Los Pazos de Ulloa | Crítica

Pazos al escenario

Momento de la obra.

Momento de la obra. / IMAE Gran Teatro

Cada centenario se puede convertir en ocasión para conmemorar hechos históricos o rendir tributo a personajes relevantes en la historia. 2021 ha propiciado que Emilia Pardo Bazán recibiera su merecida recompensa y sobre los escenarios de la geografía española gira la adaptación teatral de su novela cumbre: Los Pazos de Ulloa.

La correcta y hábil adaptación firmada por Eduardo Galán confiere al sacerdote Don Julián, protagonista de la novela, la labor de interlocutor que narra e interviene en la acción a fin de poder comprimir cientos de páginas en un texto capaz de interpretarse en poco más de hora y media. De esta forma conoceremos la confrontación entre los mundos rural y urbano en la Galicia de finales de siglo XIX.

Los modales y formas aprendidas por Don Julián entran en conflicto al ser destinado al Pazo de Don Pedro Moscoso. El Marqués de Ulloa solo tiene de noble el título que ni siquiera ha heredado, pues lo compró.
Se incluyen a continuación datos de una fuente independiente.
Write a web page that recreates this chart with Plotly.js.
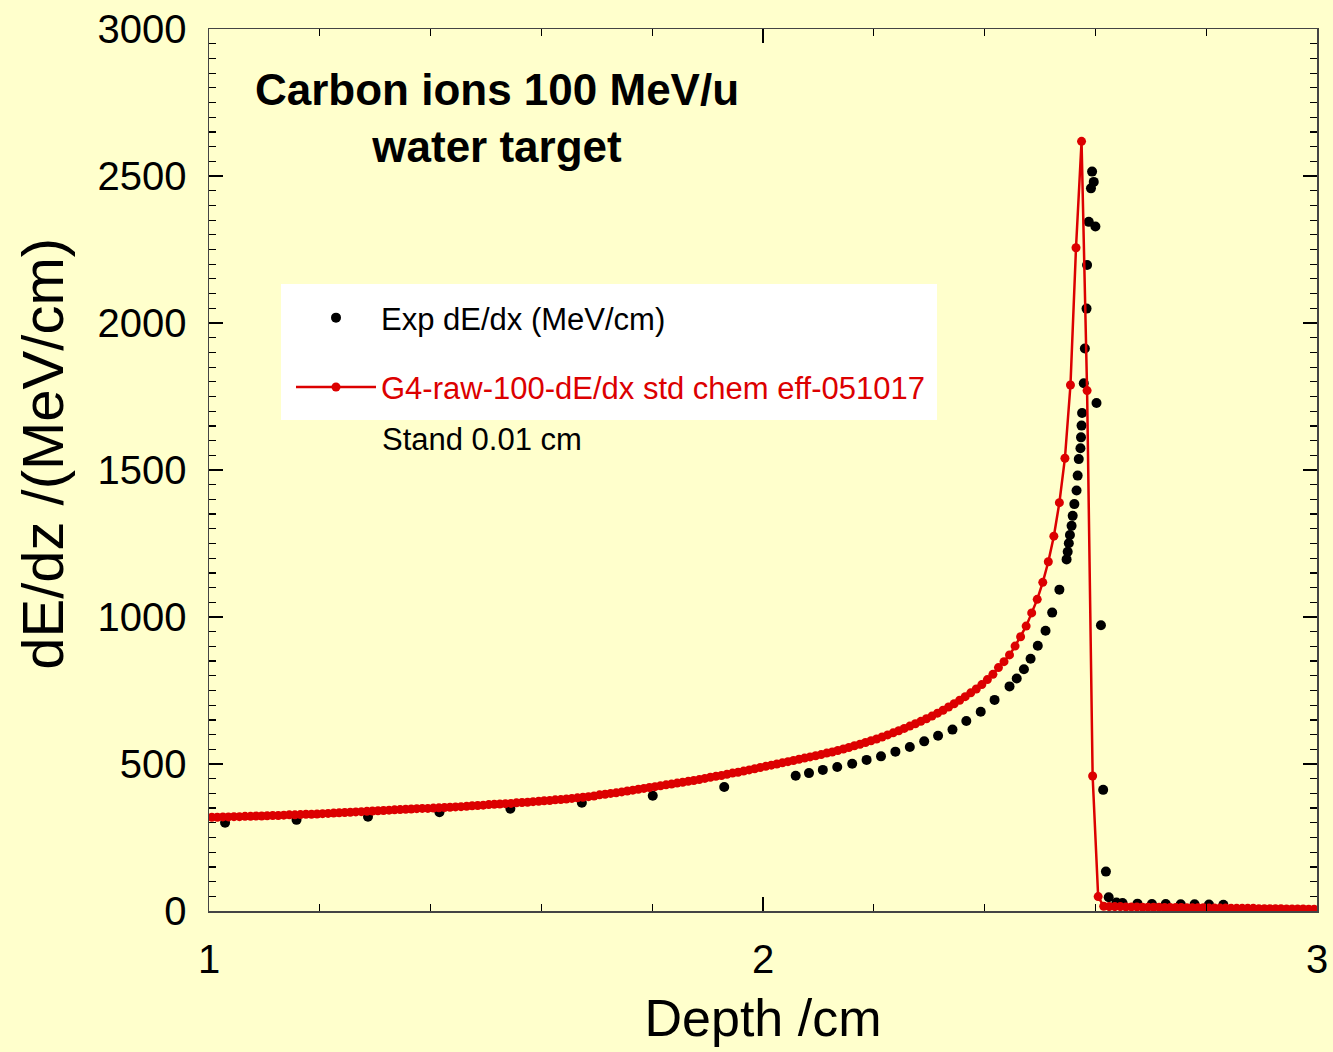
<!DOCTYPE html>
<html>
<head>
<meta charset="utf-8">
<script src="https://cdn.plot.ly/plotly-3.0.1.min.js"></script>
<style>
  html, body { margin: 0; padding: 0; background: #FFFFCC; }
  #chart { width: 1333px; height: 1052px; }
</style>
</head>
<body>
<div id="chart"></div>
<script>
// ---- Data ----
// Simulation (G4) : values every 0.01 cm, first bin centre at 1.005 cm
const simX0 = 1.005;
const simDx = 0.01;
const simValues = [
  319, 319, 320, 320, 321, 321, 322, 322, 323, 323,   // 1.005 - 1.095
  324, 325, 325, 326, 327, 327, 328, 329, 329, 330,   // 1.105 - 1.195
  331, 332, 333, 334, 335, 336, 337, 338, 339, 340,   // 1.205 - 1.295
  341, 342, 343, 344, 345, 346, 347, 348, 349, 349,   // 1.305 - 1.395
  350, 351, 352, 353, 354, 355, 356, 358, 359, 360,   // 1.405 - 1.495
  362, 363, 364, 365, 366, 368, 369, 370, 372, 373,   // 1.505 - 1.595
  375, 376, 378, 379, 381, 383, 385, 387, 389, 391,   // 1.605 - 1.695
  395, 397, 400, 402, 405, 408, 411, 414, 417, 420,   // 1.705 - 1.795
  423, 426, 429, 432, 435, 438, 441, 444, 447, 451,   // 1.805 - 1.895
  455, 458, 461, 465, 469, 472, 476, 480, 484, 488,   // 1.905 - 1.995
  492, 496, 500, 504, 508, 512, 516, 520, 524, 528,   // 2.005 - 2.095
  532, 537, 541, 546, 551, 556, 562, 567, 573, 579,   // 2.105 - 2.195
  585, 592, 599, 606, 613, 621, 629, 637, 645, 654,   // 2.205 - 2.295
  663, 673, 683, 694, 705, 717, 729, 742, 755, 770,   // 2.305 - 2.395
  787, 805, 828, 848, 871, 901, 933, 969, 1014, 1060, // 2.405 - 2.495
  1118, 1188, 1275, 1389, 1540, 1789, 2256, 2618, 1770, 459, // 2.505 - 2.595
  49, 16, 15, 15, 15, 14, 14, 14, 13, 13,             // 2.605 - 2.695
  13, 13, 12, 12, 12, 12, 11, 11, 11, 11,             // 2.705 - 2.795
  10, 10, 10, 10, 9, 9, 9, 9, 9, 8,                   // 2.805 - 2.895
  8, 8, 8, 8, 7, 7, 7, 7, 6, 6                        // 2.905 - 2.995
];

// Experimental points
const expDepth = [
  1.029, 1.158, 1.287, 1.416, 1.544, 1.673, 1.801, 1.930,
  2.059, 2.083, 2.108, 2.134, 2.161, 2.187, 2.213, 2.239, 2.265, 2.291,
  2.316, 2.342, 2.367, 2.393, 2.418, 2.445, 2.458, 2.471, 2.483, 2.496,
  2.510, 2.522, 2.535, 2.548, 2.550, 2.552, 2.554, 2.557, 2.559, 2.562,
  2.566, 2.568, 2.570, 2.573, 2.574, 2.575, 2.576, 2.579, 2.581, 2.584,
  2.585, 2.588, 2.592, 2.594, 2.597, 2.600, 2.602, 2.610, 2.614, 2.619,
  2.624, 2.638, 2.649, 2.676, 2.702, 2.727, 2.754, 2.779, 2.805, 2.831
];
const expValues = [
  300, 310, 321, 336, 348, 368, 392, 422,
  460, 469, 480, 490, 501, 514, 526, 542, 558, 577,
  596, 617, 646, 678, 718, 764, 791, 822, 858, 902,
  953, 1015, 1093, 1196, 1222, 1251, 1279, 1310, 1344, 1384,
  1430, 1481, 1537, 1574, 1611, 1651, 1694, 1795, 1913, 2049,
  2197, 2344, 2458, 2515, 2480, 2328, 1728, 972, 412, 134,
  47, 29, 27, 25, 24, 24, 23, 23, 22, 21
];

const xTickVals = [1, 2, 3];
const xTickText = ['1', '2', '3'];
const yTickVals = [0, 500, 1000, 1500, 2000, 2500, 3000];
const yTickText = ['0', '500', '1000', '1500', '2000', '2500', '3000'];

const expName = 'Exp dE/dx (MeV/cm)';
const simName = 'G4-raw-100-dE/dx std chem eff-051017';
const noteText = 'Stand 0.01 cm';
const titleLines = ['Carbon ions 100 MeV/u', 'water target'];
const xTitle = 'Depth /cm';
const yTitle = 'dE/dz /(MeV/cm)';

// ---- Styling ----
const FONT = 'Liberation Sans, Arial, Helvetica, sans-serif';
const BG = '#FFFFCC';
const RED = '#DC0000';
const W = 1333, H = 1052;
const M = { l: 209, r: 16, t: 29, b: 141 };

const traces = [
  {
    type: 'scatter', mode: 'markers', name: expName,
    x: expDepth, y: expValues,
    marker: { color: '#000000', size: 10 },
    legendgroup: 'a', cliponaxis: true
  },
  {
    type: 'scatter', mode: 'lines+markers',
    name: '<span style="color:' + RED + '">' + simName + '</span>',
    x0: simX0, dx: simDx, y: simValues,
    line: { color: RED, width: 2.5 },
    marker: { color: RED, size: 9 },
    legendgroup: 'b', cliponaxis: true
  }
];

function px2paperX(px) { return (px - M.l) / (W - M.l - M.r); }
function px2paperY(py) { return (H - M.b - py) / (H - M.t - M.b); }

const axisCommon = {
  showgrid: false, zeroline: false,
  showline: true, linecolor: '#444444', linewidth: 1.5,
  mirror: 'allticks', ticks: 'inside', tickcolor: '#000000',
  tickwidth: 1.2, ticklen: 14,
  tickfont: { family: FONT, size: 40, color: '#000000' },
  tickmode: 'array'
};

const layout = {
  width: W, height: H,
  margin: M,
  paper_bgcolor: BG, plot_bgcolor: BG,
  font: { family: FONT, color: '#000000' },
  title: {
    text: '<b>' + titleLines.join('<br>') + '</b>',
    font: { family: FONT, size: 44, color: '#000000' },
    xref: 'container', x: 497 / W, xanchor: 'center',
    yref: 'container', y: 1 - 105 / H, yanchor: 'top'
  },
  xaxis: Object.assign({}, axisCommon, {
    range: [1, 3], tickvals: xTickVals, ticktext: xTickText,
    ticklabelstandoff: 12,
    minor: { dtick: 0.2, ticks: 'inside', ticklen: 7, tickcolor: '#000000', tickwidth: 1.2 },
    title: { text: xTitle, font: { family: FONT, size: 52, color: '#000000' }, standoff: 20 }
  }),
  yaxis: Object.assign({}, axisCommon, {
    range: [0, 3000], tickvals: yTickVals, ticktext: yTickText,
    ticklabelstandoff: 13,
    minor: { dtick: 50, ticks: 'inside', ticklen: 7, tickcolor: '#000000', tickwidth: 1.2 },
    title: { text: '&nbsp;&nbsp;' + yTitle, font: { family: FONT, size: 58, color: '#000000' }, standoff: 15 }
  }),
  showlegend: true,
  legend: {
    x: px2paperX(291), y: px2paperY(291), xanchor: 'left', yanchor: 'top',
    bgcolor: 'rgba(0,0,0,0)', borderwidth: 0,
    font: { family: FONT, size: 31, color: '#000000' },
    traceorder: 'grouped', tracegroupgap: 26, itemwidth: 80
  },
  shapes: [
    { type: 'rect', xref: 'paper', yref: 'paper', layer: 'below',
      x0: px2paperX(281), x1: px2paperX(937), y0: px2paperY(420), y1: px2paperY(284),
      fillcolor: '#FFFFFF', line: { width: 0 } }
  ],
  annotations: [
    { text: noteText, xref: 'paper', yref: 'paper', x: px2paperX(380), y: px2paperY(440),
      xanchor: 'left', yanchor: 'middle', showarrow: false,
      font: { family: FONT, size: 31, color: '#000000' } }
  ]
};

Plotly.newPlot('chart', traces, layout, { displayModeBar: false, staticPlot: true });
</script>
</body>
</html>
En sus tierras gobierna el caos y la brutalidad: a Don Pedro solo le preocupa complacer sus instintos, entregándose ociosamente a partidas de caza, borracheras y revolcones con su criada Sabel, hija de Primitivo, el guarda del pazo y quien realmente maneja a su antojo los bienes del Marqués.

Por las estancias mugrientas andorrea Perucho, hijo bastardo de la criada y el señor, al que tratan como si fuera un animal. En su intento de poner orden, el sacerdote convence al Marqués a que abandone por una temporada el pazo y se instale en casa de su tío en Santiago. Allí conocerá a sus hijas casaderas y entre ellas elegirá a Nucha para contraer matrimonio.

El regreso al pazo con su flamante y embarazada esposa augura un giro al recato y civismo en la vida de todos sus habitantes, un punto de inflexión que se trunca cuando Nucha da a luz una niña y rompe las ilusiones de Don Pedro de tener un primogénito legítimo y varón. El Marqués vuelve a sus abyectas correrías de antaño y todo desemboca en el desenlace fatal, previsible y esperado.

Sin duda alguna, no ha sido fácil plasmar sobre la escena esta singular obra, pero contar con un soporte técnico y artístico de primera categoría siempre ayuda y este es el factor más destacable de la producción que lo ha subido a las tablas. Mónica Teijeiro y José Tomé con su escenografía y vestuario, la iluminación de Nicolás Fischtel y el espacio sonoro de Iñigo Lacasa transforman con brillantez y potencia el vacío de la caja negra en una experiencia inmersiva para el elenco quienes bajo la dirección de lujo de Helena Pimenta se sumergen cada uno en la laboriosa tarea de dar vida a cada personaje.

Magníficos en sus desdobles tan antagónicos Francesc Galcerán como Primitivo y el Señor de la Lage y Diana Palazón como Sabel y Rita. Esther Ilsa y David Huertas convencen con sus respectivos papeles de Nucha y el Médico. Marcial Álvarez y la sobredosis desbordante de energía que despliega se merienda la escena interpretando a Don Pedro. Pere Ponce demuestra con maestría su buen y saber estar, otorgando el contrapunto perfecto de antihéroe que da réplica a tanta vileza acumulada en un solo lugar.

Emilia Antonia Socorro Josefa Amalia Vicenta Eufemia Pardo-Bazán y de la Rúa-Figueroa, doña Emilia para sus coetáneos, sacó el máximo partido a su privilegiada posición social para instruirse y reivindicar derechos que a las mujeres en aquel tiempo les negaban. Sus escritos plasmaron un pensamiento progresista que no fue del todo secundado en su vida privada, pues ella misma se definía como devota católica y conservadora. Pero, ¿qué sería de la vida de las personas sin ambigüedades? Pese a tales contradicciones, Doña Emilia supo bregar en el mundo de los hombres, sin salirse mucho del tiesto logró empoderarse y regalar a la literatura universal su proverbial obra. Ahí queda.